Ecos de Grândola, vila morena no cinema: do consenso comemorativo à heterogeneidade das formas
Agnès Pellerin* | Resumo – Congresso Internacional José Afonso
Agnès Pellerin: Ecos de Grândola, vila morena no cinema: do consenso comemorativo à heterogeneidade das formas
Grândola Vila Morena. “Tivemos de gravar o som dos passos em cima de gravilha e à noite”.
“A maioria das canções criadas num objectivo político apenas alcançaram círculos militantes (…) as grandes canções políticas tornaram-se políticas por apropriação” (Martin Pénet). Tal foi o caso de Grândola, Vila Morena, canção de José Afonso gravada nos arredores de Paris em 1971 e usada pelos militares como uma das senhas das operações na noite do 24 para o 25 de Abril de 1974. Tornou-se a canção mais famosa e cantada do cantor e sua difusão nas ondas da Rádio Renascença constitui hoje um episódio central da “história familiar” da Revolução e do seu “cenário” (Luís Trindade).
Como o cinema contribuiu para esta apropriação de Grândola Vila Morena na memória colectiva? Como desafiou a invisibilidade da difusão radiofónica? Como resolveu a aparente contradição entre a radicalidade dos acontecimentos, o “choque narrativo” que representam (Luís Trindade) e a quase “rotina” das quadras, marcadas pela repetição dos versos e pela “austeridade” musical do cante alentejano. Como o cinema encenou os famosos passos que parecem ter antecipado os militares em marcha, “profetizando” a queda da ditadura? Em que medida filmes realizados fora de Portugal permitiram à canção ecoar no estrangeiro?
Por um lado, a canção parece ter fornecido ao cinema uma matéria evidente, particularmente eficaz em termos de lisibilidade política e cronológica da Revolução, capaz de federar, enquanto “hino” (Didier Francfort), um público de espectadores envolvidos em dinâmicas de comemorações. Mas por outro lado, as suas apropriações pelo cinema não foram nem homogéneas nem consensuais.
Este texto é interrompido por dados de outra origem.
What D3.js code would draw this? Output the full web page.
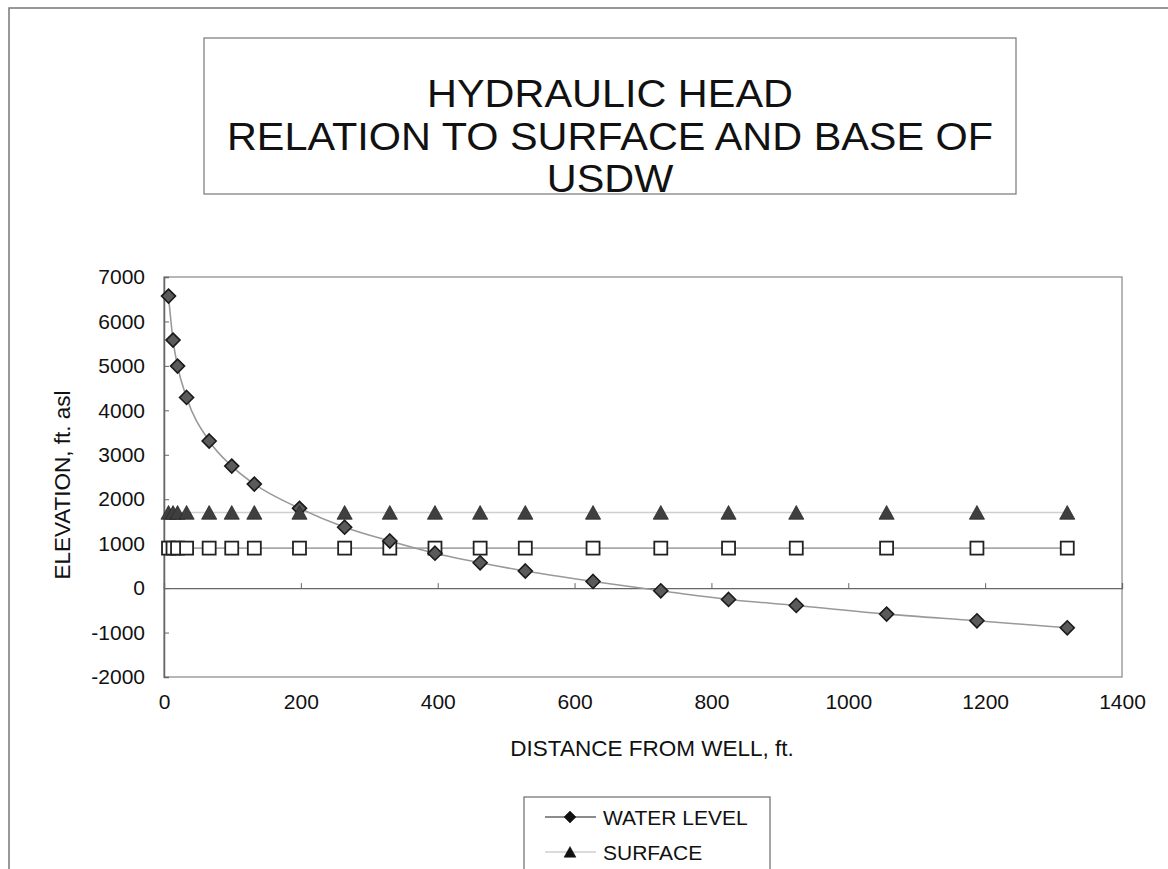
<!DOCTYPE html>
<html>
<head>
<meta charset="utf-8">
<script src="https://cdn.jsdelivr.net/npm/d3@7"></script>
<style>
  html, body { margin: 0; padding: 0; background: #fff; }
  svg { display: block; font-family: "Liberation Sans", Arial, sans-serif; }
</style>
</head>
<body>
<svg id="chart" width="1168" height="869"></svg>
<script>
// ---- data ----
const distance = [6.6, 13.2, 19.8, 33, 66, 99, 132, 198, 264, 330, 396, 462, 528, 627, 726, 825, 924, 1056, 1188, 1320];
const waterLevel = [6570, 5580, 4995, 4290, 3310, 2745, 2340, 1795, 1370, 1060, 785, 570, 385, 150, -60, -255, -390, -585, -735, -893];
const surface = distance.map(() => 1700);
const baseUSDW = distance.map(() => 900);
const xTicks = [0, 200, 400, 600, 800, 1000, 1200, 1400];
const yTicks = [-2000, -1000, 0, 1000, 2000, 3000, 4000, 5000, 6000, 7000];
const titleLines = ["HYDRAULIC HEAD", "RELATION TO SURFACE AND BASE OF", "USDW"];
const legendNames = ["WATER LEVEL", "SURFACE"];

const svg = d3.select("#chart");
const plain = d => String(d).replace("\u2212", "-");

// outer chart frame
svg.append("path").attr("d", "M9,869 L9,8 L1168,8").attr("fill", "none").attr("stroke", "#777").attr("stroke-width", 1.5);

// title box
svg.append("rect").attr("x", 204).attr("y", 38).attr("width", 812).attr("height", 156)
  .attr("fill", "#fff").attr("stroke", "#777").attr("stroke-width", 1.2);
svg.append("g").attr("transform", "translate(610,0) scale(1.09,1)")
  .selectAll("text").data(titleLines).join("text")
  .attr("x", 0).attr("y", (d, i) => 107 + i * 42.6)
  .attr("text-anchor", "middle").attr("font-size", 38).attr("fill", "#111")
  .text(d => d);

// scales
const x = d3.scaleLinear().domain([0, 1400]).range([164, 1122]);
const y = d3.scaleLinear().domain([-2000, 7000]).range([677, 277]);

// plot border
svg.append("rect").attr("x", x(0)).attr("y", y(7000)).attr("width", x(1400) - x(0)).attr("height", y(-2000) - y(7000))
  .attr("fill", "none").attr("stroke", "#888").attr("stroke-width", 1.2);

// y axis (ticks inside)
const yAxis = d3.axisLeft(y).tickValues(yTicks).tickSize(-5).tickPadding(19).tickFormat(plain);
const gy = svg.append("g").attr("transform", `translate(${x(0)},0)`).call(yAxis);
gy.select(".domain").attr("stroke", "#666").attr("stroke-width", 1.5);
gy.selectAll(".tick line").attr("stroke", "#666");
gy.selectAll(".tick text").attr("font-size", 21).attr("fill", "#111").attr("font-family", "Liberation Sans, Arial, sans-serif");

// x axis line at y=0 with ticks pointing up
const xAxisLine = d3.axisTop(x).tickValues(xTicks).tickSize(5).tickFormat("");
const gx = svg.append("g").attr("transform", `translate(0,${y(0)})`).call(xAxisLine);
gx.select(".domain").attr("stroke", "#666").attr("stroke-width", 1.3);
gx.selectAll(".tick line").attr("stroke", "#666");

// x tick labels low
const xLabels = d3.axisBottom(x).tickValues(xTicks).tickSize(0).tickPadding(17).tickFormat(plain);
const gxl = svg.append("g").attr("transform", `translate(0,${y(-2000)})`).call(xLabels);
gxl.select(".domain").remove();
gxl.selectAll(".tick text").attr("font-size", 21).attr("fill", "#111").attr("font-family", "Liberation Sans, Arial, sans-serif");

// axis titles
svg.append("text").attr("x", 652).attr("y", 756).attr("text-anchor", "middle")
  .attr("font-size", 22.5).attr("fill", "#111").text("DISTANCE FROM WELL, ft.");
svg.append("text").attr("transform", "translate(70,485) rotate(-90)").attr("text-anchor", "middle")
  .attr("font-size", 22.5).attr("fill", "#111").text("ELEVATION, ft. asl");

// lines
const line = d3.line().x(d => x(d[0])).y(d => y(d[1]));
const wl = distance.map((d, i) => [d, waterLevel[i]]);
const sf = distance.map((d, i) => [d, surface[i]]);
const bs = distance.map((d, i) => [d, baseUSDW[i]]);
svg.append("path").datum(sf).attr("d", line).attr("fill", "none").attr("stroke", "#cfcfcf").attr("stroke-width", 1.6);
svg.append("path").datum(bs).attr("d", line).attr("fill", "none").attr("stroke", "#a8a8a8").attr("stroke-width", 1.6);
svg.append("path").datum(wl).attr("d", d3.line().curve(d3.curveMonotoneX).x(d => x(d[0])).y(d => y(d[1])))
  .attr("fill", "none").attr("stroke", "#999").attr("stroke-width", 1.6);

// marker shapes
const diamondPath = r => `M0,${-r} L${r},0 L0,${r} L${-r},0 Z`;
const trianglePath = r => `M0,${-r} L${r * 1.08},${r * 0.95} L${-r * 1.08},${r * 0.95} Z`;

// base squares
svg.append("g").selectAll("rect").data(bs).join("rect")
  .attr("x", d => x(d[0]) - 6.5).attr("y", d => y(d[1]) - 6.5).attr("width", 13).attr("height", 13)
  .attr("fill", "#fff").attr("stroke", "#222").attr("stroke-width", 1.8);
// water level diamonds
svg.append("g").selectAll("path").data(wl).join("path")
  .attr("transform", d => `translate(${x(d[0])},${y(d[1])})`).attr("d", diamondPath(7))
  .attr("fill", "#5a5a5a").attr("stroke", "#1a1a1a").attr("stroke-width", 1.6);
// surface triangles
svg.append("g").selectAll("path").data(sf).join("path")
  .attr("transform", d => `translate(${x(d[0])},${y(d[1])})`).attr("d", trianglePath(7))
  .attr("fill", "#3f3f3f").attr("stroke", "#2a2a2a").attr("stroke-width", 0.8);

// legend
const lg = svg.append("g");
lg.append("rect").attr("x", 524).attr("y", 797).attr("width", 246).attr("height", 110)
  .attr("fill", "#fff").attr("stroke", "#777").attr("stroke-width", 1.3);
const legendStroke = ["#666", "#cfcfcf"];
const items = lg.selectAll("g.item").data(legendNames).join("g").attr("class", "item")
  .attr("transform", (d, i) => `translate(0,${817 + i * 35})`);
items.append("line").attr("x1", 545).attr("x2", 596).attr("y1", 0).attr("y2", 0)
  .attr("stroke", (d, i) => legendStroke[i]).attr("stroke-width", 1.5);
items.append("path").attr("transform", "translate(570,0)")
  .attr("d", (d, i) => i === 0 ? diamondPath(6) : trianglePath(5.5))
  .attr("fill", "#111").attr("stroke", "#111").attr("stroke-width", 0.5);
items.append("text").attr("x", 603).attr("y", 7.5).attr("font-size", 21).attr("fill", "#111").text(d => d);
</script>
</body>
</html>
Esta contribuição pretende analisar, através dum corpus de filmes que usaram Grândola, vila morena na banda sonora – do cinema revolucionário e militante, usando imagens de arquivo, ao cinema de ficção mais recente, assumido como reconstituição histórica – como as formas cinematográficas, colocam, para além da “verdade histórica” – a questão ética da relação ao espectador e ao passado, particularmente problemática no filme histórico (Sylvie Lindeperg). Como reativaram a sua força performativa e política?
Nota biográfica
Agnès Pellerin é atualmente investigadora na Universidade nova de Lisboa (INET-md) no quadro do projeto EXIMUS “Música e exílio”, apoiado pela Fundação para a Ciência e a Tecnologia. Autora duma tese sobre o uso da canção como representação do povo no cinema português na Universidade de Paris 8 (2020), foi membro da Casa Velasquez e investigadora visitante no ICS – ULisboa, onde desenvolveu investigações sobre o papel da música no cinema colonial. Publicou um livro sobre o fado na editora Chandeigne (2003, réed. 2016) e é co-autora do livro Les Portugais à Paris au fil des siècles et des arrondissements (Chandeigne, 2009).